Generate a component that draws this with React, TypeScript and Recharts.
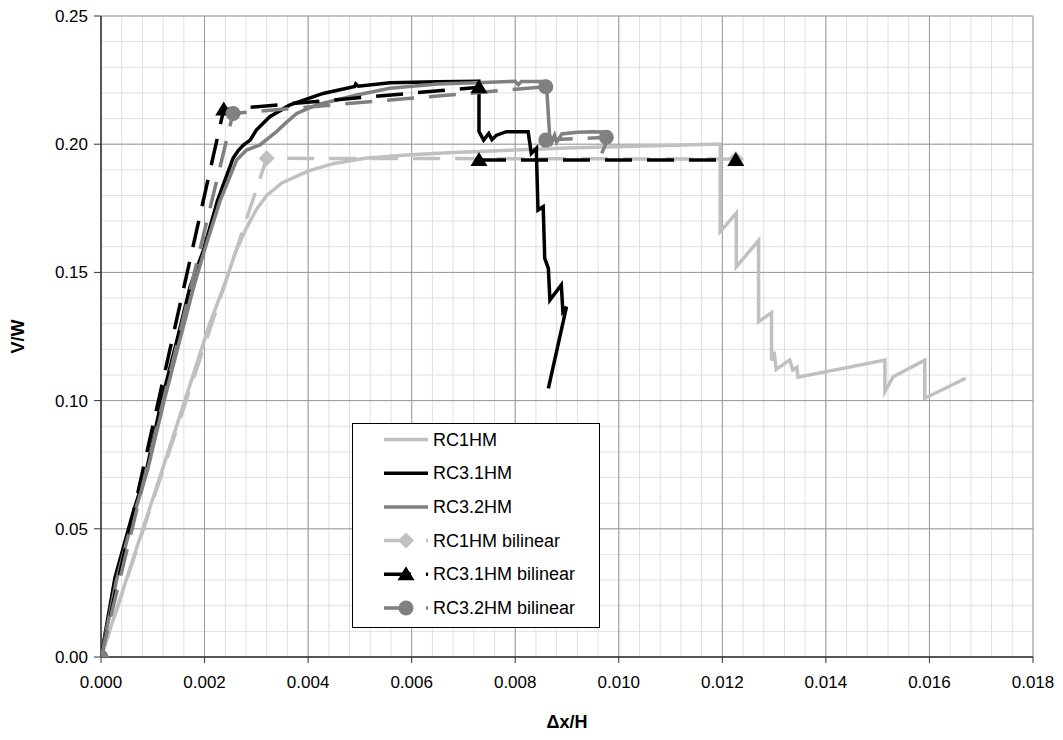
import { LineChart, Line, XAxis, YAxis, CartesianGrid } from "recharts";

// RC1HM test curve
const rc1X = [0, 0.00081, 0.00162, 0.0021, 0.0024, 0.0026, 0.0028, 0.003, 0.0032, 0.0035, 0.004, 0.0045, 0.0051, 0.0059, 0.0067, 0.009, 0.01196, 0.01196, 0.01227, 0.01227, 0.0127, 0.0127, 0.01295, 0.01295, 0.013, 0.01304, 0.0133, 0.01336, 0.01344, 0.01346, 0.01514, 0.01514, 0.0153, 0.01591, 0.01591, 0.0167];
const rc1Y = [0, 0.05, 0.1, 0.13, 0.146, 0.158, 0.167, 0.1745, 0.18, 0.185, 0.1895, 0.1925, 0.1945, 0.1958, 0.1967, 0.1985, 0.2001, 0.1659, 0.1731, 0.1522, 0.1624, 0.1308, 0.1343, 0.1156, 0.1191, 0.1122, 0.1158, 0.1119, 0.113, 0.1091, 0.1158, 0.1035, 0.1093, 0.1158, 0.1009, 0.1087];

// RC3.1HM test curve
const rc31X = [0, 0.00027, 0.0006, 0.00088, 0.00117, 0.00146, 0.00172, 0.00198, 0.00225, 0.00255, 0.00265, 0.00275, 0.00288, 0.003, 0.00326, 0.00365, 0.00429, 0.0049, 0.00492, 0.00497, 0.00558, 0.0065, 0.0073, 0.0073, 0.00739, 0.00749, 0.00755, 0.00764, 0.00783, 0.00825, 0.00831, 0.00841, 0.00841, 0.00844, 0.00854, 0.00857, 0.00864, 0.00867, 0.00889, 0.00892, 0.00899, 0.00864];
const rc31Y = [0, 0.031, 0.055, 0.073, 0.1, 0.123, 0.1444, 0.1587, 0.178, 0.1945, 0.1975, 0.1997, 0.2016, 0.2055, 0.2107, 0.2153, 0.2198, 0.2225, 0.2235, 0.2226, 0.224, 0.2244, 0.2245, 0.2049, 0.2016, 0.2042, 0.2018, 0.2035, 0.2049, 0.2049, 0.1964, 0.1984, 0.1958, 0.1743, 0.1756, 0.1555, 0.1516, 0.1392, 0.1451, 0.1347, 0.1366, 0.1048];

// RC3.2HM test curve
const rc32X = [0, 0.0003, 0.0006, 0.0009, 0.00122, 0.0015, 0.0018, 0.00201, 0.0023, 0.00262, 0.00281, 0.00307, 0.00339, 0.00358, 0.00378, 0.00416, 0.00494, 0.00558, 0.0065, 0.0075, 0.008, 0.00806, 0.00812, 0.0086, 0.00867, 0.0087, 0.00876, 0.0088, 0.0089, 0.0092, 0.0095, 0.0097, 0.0098, 0.00967];
const rc32Y = [0, 0.03, 0.053, 0.073, 0.1, 0.122, 0.145, 0.1594, 0.178, 0.1938, 0.1977, 0.1997, 0.2049, 0.2085, 0.212, 0.2153, 0.2192, 0.2218, 0.2235, 0.2242, 0.2245, 0.2232, 0.2245, 0.2245, 0.2016, 0.2005, 0.2035, 0.2008, 0.204, 0.2047, 0.2049, 0.2048, 0.2025, 0.1964];

// bilinear idealisations (null = gap in the line)
const rc1BiX = [0, 0.0032, 0.01226];
const rc1BiY = [0, 0.1945, 0.1942];
const rc31BiX = [0, 0.00237, 0.0073, 0.0073, 0.0073, 0.01226];
const rc31BiY = [0, 0.2135, 0.2222, null, 0.1938, 0.1938];
const rc32BiX = [0, 0.00255, 0.00859, 0.00859, 0.00859, 0.00976];
const rc32BiY = [0, 0.212, 0.2224, null, 0.2016, 0.2027];

const xTicks = [0, 0.002, 0.004, 0.006, 0.008, 0.01, 0.012, 0.014, 0.016, 0.018];
const yTicks = [0, 0.05, 0.1, 0.15, 0.2, 0.25];

const minorX = Array.from({ length: 46 }, (_, i) => +(i * 0.0004).toFixed(4));
const minorY = Array.from({ length: 26 }, (_, i) => +(i * 0.01).toFixed(2));

const zip = (xs: number[], ys: (number | null)[]) => xs.map((x, i) => ({ x, y: ys[i] }));

const LIGHT = "#c0c0c0";
const DARK = "#808080";
const FONT = "'Liberation Sans', Arial, sans-serif";

const triangle = (color: string) => (p: any) => {
  const { cx, cy, index } = p;
  if (cx == null || cy == null || p.value == null) return <g key={"t" + index} />;
  return <path key={"t" + index} d={`M${cx},${cy - 8} L${cx + 8.5},${cy + 6} L${cx - 8.5},${cy + 6} Z`} fill={color} />;
};
const circle = (color: string) => (p: any) => {
  const { cx, cy, index } = p;
  if (cx == null || cy == null || p.value == null) return <g key={"c" + index} />;
  return <circle key={"c" + index} cx={cx} cy={cy} r={7.5} fill={color} />;
};
const diamond = (color: string) => (p: any) => {
  const { cx, cy, index } = p;
  if (cx == null || cy == null || p.value == null) return <g key={"d" + index} />;
  return <path key={"d" + index} d={`M${cx},${cy - 8} L${cx + 8},${cy} L${cx},${cy + 8} L${cx - 8},${cy} Z`} fill={color} />;
};

const legendItems = [
  { name: "RC1HM", color: LIGHT, dash: false, marker: "" },
  { name: "RC3.1HM", color: "#000", dash: false, marker: "" },
  { name: "RC3.2HM", color: DARK, dash: false, marker: "" },
  { name: "RC1HM bilinear", color: LIGHT, dash: true, marker: "d" },
  { name: "RC3.1HM bilinear", color: "#000", dash: true, marker: "t" },
  { name: "RC3.2HM bilinear", color: DARK, dash: true, marker: "c" },
];

function ChartLegend() {
  return (
    <svg width={248} height={205} style={{ position: "absolute", left: 344, top: 415 }}>
      <rect x={0.5} y={0.5} width={247} height={204} fill="#fff" stroke="#000" />
      {legendItems.map((it, i) => {
        const cy = 16.5 + i * 33.7;
        const mx = 54;
        return (
          <g key={it.name}>
            <line x1={32} x2={76} y1={cy} y2={cy} stroke={it.color} strokeWidth={3.5} strokeDasharray={it.dash ? "27 15" : undefined} />
            {it.marker === "d" && <path d={`M${mx},${cy - 8} L${mx + 8},${cy} L${mx},${cy + 8} L${mx - 8},${cy} Z`} fill={it.color} />}
            {it.marker === "t" && <path d={`M${mx},${cy - 8} L${mx + 8.5},${cy + 6} L${mx - 8.5},${cy + 6} Z`} fill={it.color} />}
            {it.marker === "c" && <circle cx={mx} cy={cy} r={7.5} fill={it.color} />}
            <text x={81} y={cy} dominantBaseline="central" fontSize={18} fill="#000">{it.name}</text>
          </g>
        );
      })}
    </svg>
  );
}

export default function App() {
  return (
    <div style={{ position: "relative", width: 1047, height: 724, fontFamily: FONT }}>
      <LineChart width={1047} height={724} margin={{ top: 8, right: 22, left: 0, bottom: 0 }}>
        <CartesianGrid verticalValues={minorX} horizontalValues={minorY} stroke="#e0e0e0" />
        <CartesianGrid verticalValues={xTicks} horizontalValues={yTicks} stroke="#999" />
        <XAxis
          type="number"
          dataKey="x"
          domain={[0, 0.018]}
          ticks={xTicks}
          interval={0}
          allowDataOverflow
          height={75}
          tickFormatter={(v: number) => v.toFixed(3)}
          tick={{ fontSize: 17, fill: "#000" }}
          tickSize={6}
          tickMargin={13}
          axisLine={{ stroke: "#333", strokeWidth: 1.5 }}
          tickLine={{ stroke: "#333" }}
          label={(p: any) => {
            const vb = p.viewBox;
            return (
              <text x={vb.x + vb.width / 2} y={vb.y + 65} textAnchor="middle" dominantBaseline="central" fontSize={18} fontWeight="bold" fill="#000">
                Δx/H
              </text>
            );
          }}
        />
        <YAxis
          type="number"
          domain={[0, 0.25]}
          ticks={yTicks}
          interval={0}
          allowDataOverflow
          width={93}
          tickFormatter={(v: number) => v.toFixed(2)}
          tick={{ fontSize: 17, fill: "#000" }}
          tickSize={7}
          tickMargin={6}
          axisLine={{ stroke: "#333", strokeWidth: 1.5 }}
          tickLine={{ stroke: "#333" }}
          label={(p: any) => {
            const vb = p.viewBox;
            const cx = vb.x + 10;
            const cy = vb.y + vb.height / 2;
            return (
              <text x={cx} y={cy} transform={`rotate(-90 ${cx} ${cy})`} textAnchor="middle" dominantBaseline="central" fontSize={18} fontWeight="bold" fill="#000">
                V/W
              </text>
            );
          }}
        />
        <Line data={zip(rc1X, rc1Y)} dataKey="y" stroke={LIGHT} strokeWidth={3.5} dot={false} activeDot={false} isAnimationActive={false} />
        <Line data={zip(rc31X, rc31Y)} dataKey="y" stroke="#000" strokeWidth={3.5} dot={false} activeDot={false} isAnimationActive={false} />
        <Line data={zip(rc32X, rc32Y)} dataKey="y" stroke={DARK} strokeWidth={3.5} dot={false} activeDot={false} isAnimationActive={false} />
        <Line data={zip(rc1BiX, rc1BiY)} dataKey="y" stroke={LIGHT} strokeWidth={3.5} strokeDasharray="27 15" dot={diamond(LIGHT)} activeDot={false} isAnimationActive={false} />
        <Line data={zip(rc31BiX, rc31BiY)} dataKey="y" stroke="#000" strokeWidth={3.5} strokeDasharray="27 15" dot={triangle("#000")} activeDot={false} isAnimationActive={false} />
        <Line data={zip(rc32BiX, rc32BiY)} dataKey="y" stroke={DARK} strokeWidth={3.5} strokeDasharray="27 15" dot={circle(DARK)} activeDot={false} isAnimationActive={false} />
      </LineChart>
      <ChartLegend />
    </div>
  );
}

============

The lines from the top of the data above through the one holding "XAxis, YAxis, CartesianGrid" are to be repeated exactly, and only those, with no pictures.

* SOLUTION BELOW:
Generate a component that draws this with React, TypeScript and Recharts.
import { LineChart, Line, XAxis, YAxis, CartesianGrid } from "recharts";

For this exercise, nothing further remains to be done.